Lee made me a great breakfast of eggs, waffles, and bacon, and after saying goodbye to her, Steve gave me a ride to the trailhead. By 7:41, we were on our way (with a quick return a minute later so I could grab my sunglasses, which I forgot to pick up on my way out the door).
It took us a little less than two hours to drive to the trailhead. There, we were greeted by Phantom, who is the Southern Terminus host. Steve and I took some pictures (including one of him “hiking” the trail, setting a new standard in ultra-lightweight hiking), and then we said our goodbyes, and he headed home. Steve and Lee, thanks so much for the hospitality the last few days!
On the way to the trailhead, we saw a rainbow halo around the sun, which I took to be a good omen. Perhaps I shouldn’t have been so quick to assume. When I took my trekking poles off of my pack, I found that one of them was missing its rubber tip cover, which most likely got pulled off when I was removing the pack from Steve’s car. This wouldn’t be the first equipment malfunction of the day.
I started my hike at 9:48 am, and immediately started it with an alternate route: a short jaunt down an access road and across a clearing (that was actually in the process of being bulldozed, it seems), to touch the border wall with Mexico. This is the furthest south I’ve been in quite some time.
Turning north, I began hiking through the Southern California desert. Shortly after the 1 mile marker (of the sort that you’d expect to see on a highway), I ran in to the first of my fellow PCT hikers, Swede (who had a cap with his name embroidered) and Captain Awesome, who had also hiked the Appalachian Trail in 2016.
The day was considerably warmer than I was expecting — in the 60s, I didn’t even start with my fleece, and after two miles, I took a short break to remove the legs on my convertible pants.
The first animals I saw on the trail were lizards. Over the course of the day, I saw a significant number of them, easily several dozen. Most of then were very skittish, scampering away before I could get close enough to get a good photo. I also saw a few birds, squirrels, and even a rabbit.
After about 4.5 miles, at a nice, somewhat shaded creek, I took a snack break.
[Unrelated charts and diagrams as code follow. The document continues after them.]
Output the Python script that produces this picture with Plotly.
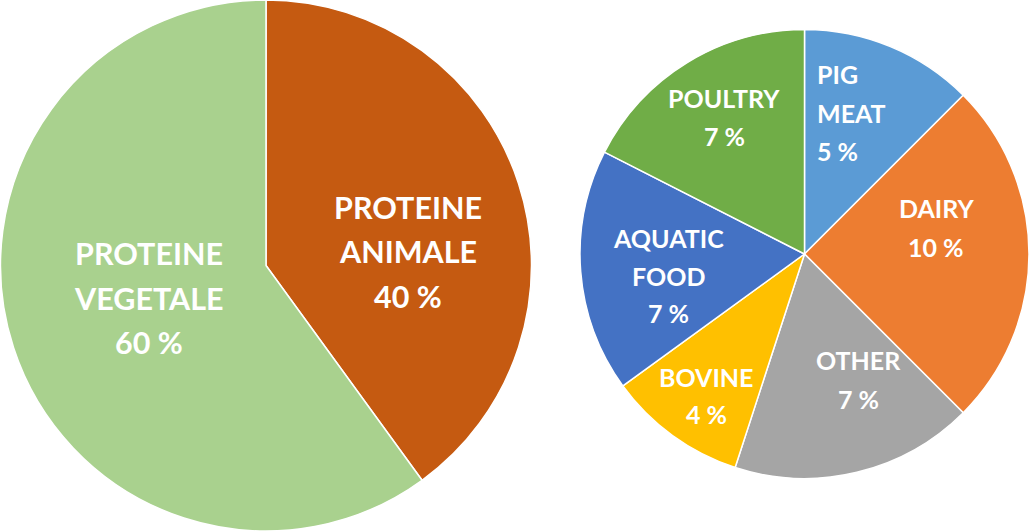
import plotly.graph_objects as go

# Left pie
left_labels = ["PROTEINE ANIMALE", "PROTEINE VEGETALE"]
left_values = [40, 60]
left_colors = ["#C55A11", "#A9D18E"]

# Right pie (breakdown of animal protein, % of total)
right_labels = ["PIG MEAT", "DAIRY", "OTHER", "BOVINE", "AQUATIC FOOD", "POULTRY"]
right_values = [5, 10, 7, 4, 7, 7]
right_colors = ["#5B9BD5", "#ED7D31", "#A5A5A5", "#FFC000", "#4472C4", "#70AD47"]

# label line splits (display text)
left_lines = [["PROTEINE", "ANIMALE"], ["PROTEINE", "VEGETALE"]]
right_lines = [["PIG", "MEAT"], ["DAIRY"], ["OTHER"], ["BOVINE"], ["AQUATIC", "FOOD"], ["POULTRY"]]

W, H = 1029, 531
FONT = "Lato"

fig = go.Figure()
fig.add_trace(go.Pie(
    labels=left_labels, values=left_values, sort=False, direction="clockwise",
    marker=dict(colors=left_colors, line=dict(color="white", width=1.5)),
    textinfo="none", hoverinfo="label+percent",
    domain=dict(x=[0, 532 / W], y=[0, 1]), showlegend=False,
))
fig.add_trace(go.Pie(
    labels=right_labels, values=right_values, sort=False, direction="clockwise",
    marker=dict(colors=right_colors, line=dict(color="white", width=1.5)),
    textinfo="none", hoverinfo="label+value",
    domain=dict(x=[580 / W, 1], y=[52 / H, 502 / H]), showlegend=False,
))

# label placement (pixel positions of line centers): (x, first line y, spacing, align)
left_pos = [(408, 207, 44.5, "center"), (149, 253, 44.5, "center")]
right_pos = [
    (815, 74, 38.5, "left"),
    (936, 208, 38.5, "center"),
    (858, 360, 38.5, "center"),
    (706, 377, 37, "center"),
    (668, 238, 37.5, "center"),
    (724, 98, 38, "center"),
]

annotations = []

def add_label(lines, value, pos, size):
    x, y0, dy, align = pos
    all_lines = lines + [f"{value} %"]
    for i, t in enumerate(all_lines):
        y = y0 + i * dy
        annotations.append(dict(
            text=t, x=x / W, y=1 - y / H, xref="paper", yref="paper",
            xanchor="left" if align == "left" else "center", yanchor="middle",
            showarrow=False,
            font=dict(family=FONT, size=size, color="white", weight="bold"),
        ))

for lines, v, p in zip(left_lines, left_values, left_pos):
    add_label(lines, v, p, 30.5)
for lines, v, p in zip(right_lines, right_values, right_pos):
    add_label(lines, v, p, 25)

fig.update_layout(
    width=W, height=H, margin=dict(l=0, r=0, t=0, b=0),
    paper_bgcolor="white", plot_bgcolor="white",
    annotations=annotations,
)

fig.write_html(
    "out.html",
    config={"displayModeBar": False},
    post_script="document.body.style.margin='0';document.body.style.overflow='hidden';",
)
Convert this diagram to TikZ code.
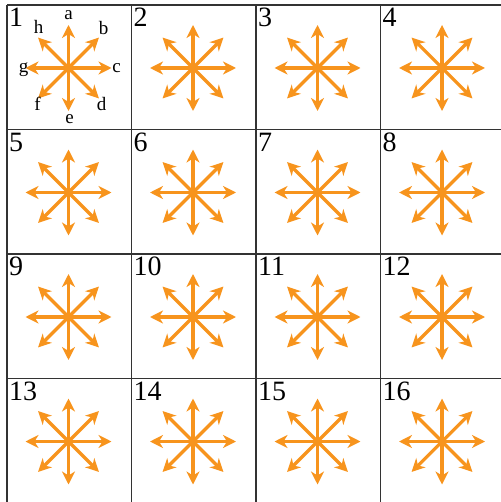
\documentclass[tikz,border=0pt]{standalone}
\usepackage{fontspec}
\setmainfont{Liberation Serif}
\usetikzlibrary{arrows.meta,calc}
\definecolor{rayorange}{HTML}{F7941D}
\begin{document}
\begin{tikzpicture}[x=1pt,y=-1pt,
  gridline/.style={draw=black!80, line width=1.2pt},
  ray/.style={draw=rayorange, line width=3.2pt,
              -{Stealth[length=13pt,width=13pt,inset=4pt]}},
  num/.style={anchor=north west, inner sep=0pt, font=\fontsize{28}{28}\selectfont},
  dirlabel/.style={inner sep=0pt, font=\fontsize{19}{19}\selectfont},
  ]
  \useasboundingbox (0,0) rectangle (500,502);
  % ---- grid ----------------------------------------------------------------
  \foreach \i in {0,...,4} {
    \draw[gridline] (7+124.5*\i,5) -- (7+124.5*\i,510);
    \draw[gridline] (7,5+124.5*\i) -- (510,5+124.5*\i);
  }
  % ---- cells: number and eight rays ----------------------------------------
  \foreach \r in {0,...,3} {
    \foreach \c in {0,...,3} {
      \pgfmathtruncatemacro{\n}{4*\r+\c+1}
      \node[num] (n\n) at (9+124.5*\c,8+124.5*\r) {\n};
      \coordinate (m\n) at (68.5+124.5*\c,68+124.5*\r);
      \foreach \ang in {0,45,...,315} {
        \coordinate (t\n-\ang) at ($(m\n)+(\ang:43)$);
        \draw[ray] (m\n) -- (t\n-\ang);
      }
    }
  }
  % ---- direction letters in the first cell ---------------------------------
  \node[dirlabel] (la) at ($(m1)+(0,-53)$)  {a};
  \node[dirlabel] (lb) at ($(m1)+(35,-40)$) {b};
  \node[dirlabel] (lc) at ($(m1)+(48,0)$)   {c};
  \node[dirlabel] (ld) at ($(m1)+(33,36)$)  {d};
  \node[dirlabel] (le) at ($(m1)+(1,51)$)   {e};
  \node[dirlabel] (lf) at ($(m1)+(-31,36)$) {f};
  \node[dirlabel] (lg) at ($(m1)+(-45,2)$)  {g};
  \node[dirlabel] (lh) at ($(m1)+(-30,-41)$) {h};
\end{tikzpicture}
\end{document}
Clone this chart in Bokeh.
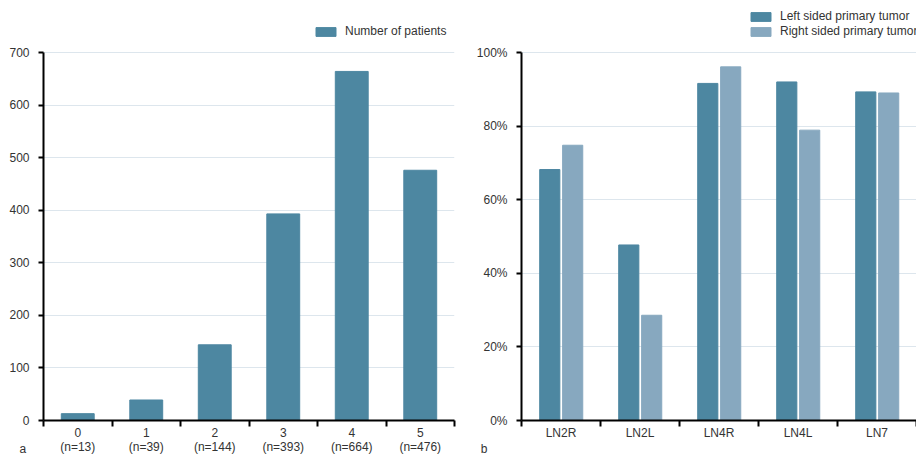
from bokeh.plotting import figure
from bokeh.models import (FactorRange, LinearAxis, FixedTicker, Range1d,
                          Legend, LegendItem, ColumnDataSource)
from bokeh.layouts import row
from bokeh.embed import file_html
from bokeh.resources import INLINE
from bokeh.transform import dodge

# ---- data ----
counts_cats = ["0\n(n=13)", "1\n(n=39)", "2\n(n=144)", "3\n(n=393)", "4\n(n=664)", "5\n(n=476)"]
patients = [13, 39, 144, 393, 664, 476]
count_ticks = [0, 100, 200, 300, 400, 500, 600, 700]

stations = ["LN2R", "LN2L", "LN4R", "LN4L", "LN7"]
left_sided = [68.2, 47.7, 91.6, 92.0, 89.3]
right_sided = [74.8, 28.6, 96.1, 78.9, 89.0]
pct_ticks = [0, 20, 40, 60, 80, 100]

DARK = "#4d87a1"
LIGHT = "#87a8bf"
GRID = "#dde6ed"
TXT = "#333333"
FONT = "Liberation Sans"
NB = "\u00a0"

H = 462
FRAME_H = 420          # frame from canvas top to x-axis
AXIS_H = 368           # pixel height of the value axis span
HEADROOM = FRAME_H / AXIS_H


def style(p, ticks, labels):
    p.outline_line_color = None
    p.background_fill_color = "white"
    p.border_fill_color = "white"
    p.ygrid.grid_line_color = GRID
    p.ygrid.bounds = (ticks[0], ticks[-1])
    ax = p.left[0]
    ax.bounds = (ticks[0], ticks[-1])
    ax.ticker = FixedTicker(ticks=ticks)
    ax.major_label_overrides = {t: lab for t, lab in zip(ticks, labels)}
    ax.axis_line_width = 2
    ax.axis_line_color = "black"
    ax.major_tick_line_color = "black"
    ax.major_tick_line_width = 2
    ax.major_tick_out = 5
    ax.major_tick_in = 0
    ax.minor_tick_line_color = None
    ax.major_label_text_font = FONT
    ax.major_label_text_font_size = "12px"
    ax.major_label_text_color = TXT
    ax.major_label_text_line_height = 1.02
    ax.major_label_standoff = 9


def bottom_axis(p, cats):
    n = len(cats)
    centers = [i + 0.5 for i in range(n)]
    ax = LinearAxis(ticker=FixedTicker(ticks=centers, minor_ticks=list(range(n + 1))),
                    major_label_overrides={c: lab for c, lab in zip(centers, cats)},
                    axis_line_width=2, axis_line_color="black",
                    major_tick_line_color=None,
                    minor_tick_line_width=2, minor_tick_line_color="black",
                    minor_tick_out=6, minor_tick_in=0,
                    major_label_text_font=FONT, major_label_text_font_size="12px",
                    major_label_text_color=TXT, major_label_text_line_height=1.0,
                    major_label_standoff=-1)
    p.add_layout(ax, "below")
    p.xgrid.ticker = FixedTicker(ticks=[n])
    p.xgrid.grid_line_color = GRID


def make_legend(items, loc):
    return Legend(items=items, location=loc, orientation="vertical", padding=0, margin=0,
                  glyph_width=25, glyph_height=11, label_height=11, label_standoff=7,
                  spacing=1, border_line_color=None, background_fill_alpha=0,
                  label_text_font=FONT, label_text_font_size="12px", label_text_color=TXT)


# ---- left panel ----
count_labels = [str(t) for t in count_ticks]
count_labels[0] = "\n\n0\n\na" + NB
src_a = ColumnDataSource(dict(cat=counts_cats, val=patients))
pa = figure(width=462, height=H, x_range=FactorRange(*counts_cats),
            y_range=Range1d(0, count_ticks[-1] * HEADROOM),
            output_backend="svg", toolbar_location=None, x_axis_location=None,
            min_border_left=43, min_border_right=8, min_border_top=0, min_border_bottom=42)
ra = pa.vbar(x="cat", top="val", width=0.48, source=src_a, color=DARK)
style(pa, count_ticks, count_labels)
bottom_axis(pa, counts_cats)
pa.add_layout(make_legend([LegendItem(label="Number of patients", renderers=[ra])], (270, 382)))

# ---- right panel ----
pct_labels = [f"{t}%" for t in pct_ticks]
pct_labels[0] = "\n\n0%\n\nb" + NB * 6
src_b = ColumnDataSource(dict(st=stations, l=left_sided, r=right_sided))
pb = figure(width=454, height=H, x_range=FactorRange(*stations),
            y_range=Range1d(0, pct_ticks[-1] * HEADROOM),
            output_backend="svg", toolbar_location=None, x_axis_location=None,
            min_border_left=59, min_border_right=0, min_border_top=0, min_border_bottom=42)
rl = pb.vbar(x=dodge("st", -0.142, range=pb.x_range), top="l", width=0.255, source=src_b, color=DARK)
rr = pb.vbar(x=dodge("st", 0.148, range=pb.x_range), top="r", width=0.255, source=src_b, color=LIGHT)
style(pb, pct_ticks, pct_labels)
bottom_axis(pb, stations)
pb.xgrid.grid_line_color = None
pb.add_layout(make_legend([LegendItem(label="Left sided primary tumor", renderers=[rl]),
                           LegendItem(label="Right sided primary tumor", renderers=[rr])],
                          (227, 382)))

layout = row(pa, pb)
open("out.html", "w").write(file_html(layout, INLINE))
Also, since that was the last water for another ten miles (at Hauser Creek, though the creek is dry at the trail, and water is a mile off the trail down a dirt road), I topped off my water there. My stretch goal for the day is Hauser Creek, but I needed to be able to stop before then, at a campsite that would have no water.
Somewhere between that creek and two miles later, I lost the basket on one of my trekking poles. This is more of a nuisance than a critical problem; it just means that pole is going to sink further into soft surfaces.
The trail all morning had been a rugged beauty of scrubby brush, short trees, and wide-open mountain landscapes with large boulders arranged haphazardly, but around 1 pm, for an hour or so, the trail wound its way along the side of a mountain overlooking a lush, green horse pasture.
A few miles later,, I took a short 15 minute break in the shade, just as three other hikers who were there were just leaving.
As the afternoon wound on, with the sun beating down on me, I felt my energy waning. Not wanting to overdo it on my first day, I stopped at a small campsite on Hauser Mountain, about 11.4 miles from the southern terminus, a little before 4. I took a nice snack break in the shade to cool down, and made the decision to stop there for the day. Hauser Creek would be another 4 miles ahead, mostly downhill, but it would really be pushing it to get there, gather water, and cook dinner before sunset.
Shortly after I committed to staying, another hiker, Brian, showed up, also finishing the day there. Several other hikers stopped briefly for a break, before pushing on towards Hauser Creek. Later, after sunset, a third hiker, Eric, set up camp in he last open spot.
Setting up my tent was a little bit of an adventure. I’d only set it up once at home with support from the how-to video, but of course, I didn’t have that here. The roof was a bit low, so I think next time, I’ll have to pull the stake line out a bit further, but otherwise, it kept me covered all night.
After I changed into my camp clothes and hung my hiking clothes up on trees to dry, the third equipment malfunction of the day kicked in: my pants have a loop on the back that can be used to hang them. The loop detached, also loosening the belt loop to which it was attached.
Dinner was my usual macaroni and cheese and tuna. Of course, my stove was being finicky, and the starter didn’t seem to want to work. Fortunately, I had a lighter, but it was a bit of a pain; the sun was bright enough that it was hard to see the flame and tell if it was on when at a low setting.
As expected, I’m sore, tired, and a bit more sunburned than I had really planned for, but here in my little campsite, I’ll take the small victories: one day of hiking successfully completed (and many more to go).